Doubts case over Local Plan information

Doubts have been cast over the accuracy of information given to residents by St Helens Council regarding the Local Plan.

In June, new practical guidance on the procedural aspects of the examination of local plans was published by the government.

Subsequently, St Helens Council sought legal advice before writing to residents to inform them of the implications of the new guidance, titled Procedural Practice for Local Plans.

Residents were told there is now necessity to publish the names and addresses of responsdents on the council’s website.

While residents can request to have this information redacted, the council said it would be “unlikely” anonymous representations would be considered by the government’s planning inspector.

Following this, local campaign group, Residents against the Florida Farm Developments, sought further clarification from the Planning Inspectorate.

A response has now been provided and confirms that, while names and addresses should be made available to the planning inspector, there is no necessity for these details to be published online or elsewhere.

“Our current Procedural Practice for Local Plans does confirm that the LPA (local planning authority) should ensure that the inspector and all other participants are able to know who has made representations on the plan,” the Planning Inspectorate said.

“Consequently, it is important that the LPA is able, lawfully, to process personal data held in relation to representations on the plan so that the representations can be made available without the redaction of names and addresses and taken into account by the examining inspector.

“This is underpinned by legislation and we believe it to be necessary for reasons of procedural fairness, transparency and also to allow parties to contact each other and make the best use of examination resources.

“However, the Procedural Practice does not necessarily require the LPA to publish (on the internet/examination website) the names and addresses of those making representations, which is a decision for the plan making authority as the relevant data controller.”

The Planning Inspectorate added that names and addresses could potentially be made available to the planning inspector on request.
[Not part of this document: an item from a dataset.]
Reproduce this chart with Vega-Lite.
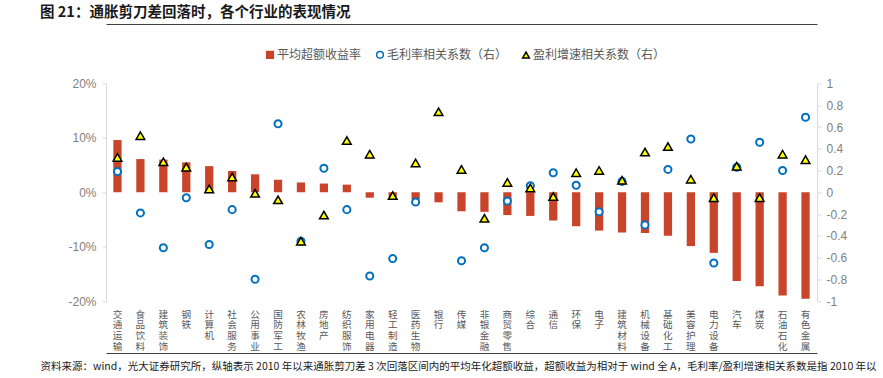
{
  "$schema": "https://vega.github.io/schema/vega-lite/v6.json",
  "width": 711,
  "height": 217.5,
  "autosize": "none",
  "padding": {"left": 106, "top": 83.5, "right": 66, "bottom": 77},
  "background": "white",
  "config": {
    "view": {"stroke": null},
    "font": "Noto Sans CJK SC",
    "legend": {
      "orient": "none",
      "direction": "horizontal",
      "legendX": 158,
      "legendY": -35,
      "title": null,
      "labelFontSize": 12,
      "labelColor": "#595959",
      "labelFont": "Noto Sans CJK SC",
      "symbolSize": 45,
      "symbolStrokeWidth": 1.5,
      "columnPadding": 11,
      "labelOffset": 1
    }
  },
  "title": {
    "text": "图 21：通胀剪刀差回落时，各个行业的表现情况",
    "anchor": "start",
    "frame": "group",
    "dx": -66,
    "offset": 4,
    "fontSize": 14.5,
    "fontWeight": "bold",
    "color": "#1a1a1a",
    "font": "Noto Sans CJK SC"
  },
  "data": {
    "values": [
      {"industry": "交通运输", "excess": 0.096, "gm": 0.19, "profit": 0.32},
      {"industry": "食品饮料", "excess": 0.061, "gm": -0.19, "profit": 0.52},
      {"industry": "建筑装饰", "excess": 0.060, "gm": -0.51, "profit": 0.28},
      {"industry": "钢铁", "excess": 0.055, "gm": -0.05, "profit": 0.23},
      {"industry": "计算机", "excess": 0.048, "gm": -0.48, "profit": 0.03},
      {"industry": "社会服务", "excess": 0.039, "gm": -0.16, "profit": 0.14},
      {"industry": "公用事业", "excess": 0.033, "gm": -0.80, "profit": -0.01},
      {"industry": "国防军工", "excess": 0.023, "gm": 0.63, "profit": -0.07},
      {"industry": "农林牧渔", "excess": 0.018, "gm": -0.45, "profit": -0.45},
      {"industry": "房地产", "excess": 0.016, "gm": 0.22, "profit": -0.21},
      {"industry": "纺织服饰", "excess": 0.014, "gm": -0.16, "profit": 0.475},
      {"industry": "家用电器", "excess": -0.010, "gm": -0.77, "profit": 0.35},
      {"industry": "轻工制造", "excess": -0.008, "gm": -0.61, "profit": -0.03},
      {"industry": "医药生物", "excess": -0.013, "gm": -0.09, "profit": 0.27},
      {"industry": "银行", "excess": -0.0185, "gm": null, "profit": 0.74},
      {"industry": "传媒", "excess": -0.035, "gm": -0.63, "profit": 0.21},
      {"industry": "非银金融", "excess": -0.036, "gm": -0.51, "profit": -0.24},
      {"industry": "商贸零售", "excess": -0.042, "gm": -0.08, "profit": 0.09},
      {"industry": "综合", "excess": -0.0435, "gm": 0.06, "profit": 0.04},
      {"industry": "通信", "excess": -0.052, "gm": 0.18, "profit": -0.04},
      {"industry": "环保", "excess": -0.0625, "gm": 0.065, "profit": 0.18},
      {"industry": "电子", "excess": -0.0705, "gm": -0.18, "profit": 0.20},
      {"industry": "建筑材料", "excess": -0.074, "gm": 0.10, "profit": 0.11},
      {"industry": "机械设备", "excess": -0.075, "gm": -0.30, "profit": 0.37},
      {"industry": "基础化工", "excess": -0.080, "gm": 0.21, "profit": 0.42},
      {"industry": "美容护理", "excess": -0.099, "gm": 0.49, "profit": 0.12},
      {"industry": "电力设备", "excess": -0.1115, "gm": -0.65, "profit": -0.05},
      {"industry": "汽车", "excess": -0.163, "gm": 0.23, "profit": 0.24},
      {"industry": "煤炭", "excess": -0.173, "gm": 0.46, "profit": -0.05},
      {"industry": "石油石化", "excess": -0.190, "gm": 0.20, "profit": 0.35},
      {"industry": "有色金属", "excess": -0.196, "gm": 0.69, "profit": 0.30}
    ]
  },
  "transform": [
    {"fold": ["excess", "gm", "profit"], "as": ["series", "value"]},
    {"filter": "isValid(datum.value)"}
  ],
  "encoding": {
    "x": {
      "field": "industry",
      "type": "nominal",
      "sort": null,
      "scale": {"paddingInner": 0.64, "paddingOuter": 0.32}
    }
  },
  "layer": [
    {
      "layer": [
        {
          "mark": {"type": "rule", "color": "#d9d9d9", "strokeWidth": 1},
          "encoding": {"y": {"datum": 0, "type": "quantitative"}}
        },
        {
          "transform": [{"filter": "datum.series === 'excess'"}],
          "mark": {"type": "bar"},
          "encoding": {
            "x": {
              "field": "industry",
              "type": "nominal",
              "sort": null,
              "axis": {
                "orient": "bottom",
                "offset": 52,
                "domain": true,
                "domainColor": "#404040",
                "domainWidth": 1.2,
                "ticks": false,
                "labelAngle": 0,
                "labelAlign": "center",
                "labelBaseline": "top",
                "labelPadding": -44,
                "labelExpr": "split(datum.label, '')",
                "labelFontSize": 9.6,
                "labelLineHeight": 10.9,
                "labelColor": "#595959",
                "labelFont": "Noto Sans CJK SC",
                "labelOverlap": false,
                "labelBound": false,
                "labelFlush": false,
                "title": "资料来源：wind，光大证券研究所，纵轴表示 2010 年以来通胀剪刀差 3 次回落区间内的平均年化超额收益，超额收益为相对于 wind 全 A，毛利率/盈利增速相关系数是指 2010 年以",
                "titleX": -66,
                "titleY": 13,
                "titleAlign": "left",
                "titleAnchor": "start",
                "titleBaseline": "middle",
                "titleAngle": 0,
                "titleFontSize": 10.5,
                "titleFontWeight": "normal",
                "titleColor": "#1a1a1a",
                "titleFont": "Noto Sans CJK SC"
              }
            },
            "y": {
              "field": "value",
              "type": "quantitative",
              "scale": {"domain": [-0.2, 0.2], "nice": false},
              "axis": {
                "orient": "left",
                "values": [-0.2, -0.15, -0.1, -0.05, 0, 0.05, 0.1, 0.15, 0.2],
                "labelExpr": "round(datum.value * 100) + '%'",
                "grid": false,
                "domainColor": "#d9d9d9",
                "tickColor": "#d9d9d9",
                "tickSize": 4,
                "labelPadding": 6,
                "labelColor": "#7f7f7f",
                "labelFontSize": 12,
                "labelFont": "Liberation Sans",
                "title": null
              }
            },
            "fill": {
              "field": "series",
              "type": "nominal",
              "scale": {"domain": ["excess", "gm", "profit"], "range": ["#C8442A", "#FFFFFF", "#FFFF00"]}
            }
          }
        }
      ]
    },
    {
      "transform": [{"filter": "datum.series !== 'excess'"}],
      "mark": {"type": "point", "filled": false, "opacity": 1},
      "encoding": {
        "x": {
          "field": "industry",
          "type": "nominal",
          "sort": null,
          "axis": {
            "orient": "top",
            "offset": 59.5,
            "domain": true,
            "domainColor": "#404040",
            "domainWidth": 1.2,
            "ticks": false,
            "labels": false,
            "title": null
          }
        },
        "y": {
          "field": "value",
          "type": "quantitative",
          "scale": {"domain": [-1, 1], "nice": false},
          "axis": {
            "orient": "right",
            "values": [-1, -0.8, -0.6, -0.4, -0.2, 0, 0.2, 0.4, 0.6, 0.8, 1],
            "labelExpr": "'' + round(datum.value * 10) / 10",
            "grid": false,
            "domainColor": "#d9d9d9",
            "tickColor": "#d9d9d9",
            "tickSize": 4,
            "labelPadding": 5,
            "labelColor": "#7f7f7f",
            "labelFontSize": 12,
            "labelFont": "Liberation Sans",
            "title": null
          }
        },
        "fill": {
          "field": "series",
          "type": "nominal",
          "scale": {"domain": ["excess", "gm", "profit"], "range": ["#C8442A", "#FFFFFF", "#FFFF00"]},
          "legend": {
            "labelExpr": "datum.label === 'excess' ? '平均超额收益率' : datum.label === 'gm' ? '毛利率相关系数（右）' : '盈利增速相关系数（右）'"
          }
        },
        "stroke": {
          "field": "series",
          "type": "nominal",
          "scale": {"domain": ["excess", "gm", "profit"], "range": ["#C8442A", "#0070C0", "#000000"]},
          "legend": {
            "labelExpr": "datum.label === 'excess' ? '平均超额收益率' : datum.label === 'gm' ? '毛利率相关系数（右）' : '盈利增速相关系数（右）'"
          }
        },
        "shape": {
          "field": "series",
          "type": "nominal",
          "scale": {"domain": ["excess", "gm", "profit"], "range": ["square", "circle", "triangle-up"]},
          "legend": {
            "labelExpr": "datum.label === 'excess' ? '平均超额收益率' : datum.label === 'gm' ? '毛利率相关系数（右）' : '盈利增速相关系数（右）'"
          }
        },
        "size": {"condition": {"test": "datum.series === 'profit'", "value": 75}, "value": 50},
        "strokeWidth": {"condition": {"test": "datum.series === 'profit'", "value": 1.5}, "value": 2}
      }
    }
  ],
  "resolve": {
    "scale": {"y": "independent"},
    "axis": {"x": "independent"}
  }
}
It also confirmed that anonymous representations will be considered by the planning inspector, although they may not be given the same weight as those that include names and addresses.

“We do fully appreciate that some people may not want their names and/or addresses to be made available and/or published (noting the distinction between these two terms),” the Planning Inspectorate said.

“Indeed, some people may have legitimate reasons for seeking this.

“However, it will be for the inspector, when appointed, to determine the practical implications of this on the examination.

“However, it may be that the inspector may not be able to give anonymised representations the same weight as those where the name and address is available.”

In light of the new information, Residents against the Florida Farm Developments has called on St Helens Council to reconsider the advice is has issued to residents as a “matter of urgency”.

A spokesman for St Helens Council said it is now seeking “clarification” on the issue.

“When the new guidance came into effect we sought legal advice on what the changes meant for the process of the Local Plan,” a council spokesman said.

“This was done based on information given to us by the Planning Inspectorate and clarified on the implications from a data protection perspective.

“We have also been made aware of the Planning Inspectorate response to others and are seeking clarification on what the position on identifying submissions is likely to be.”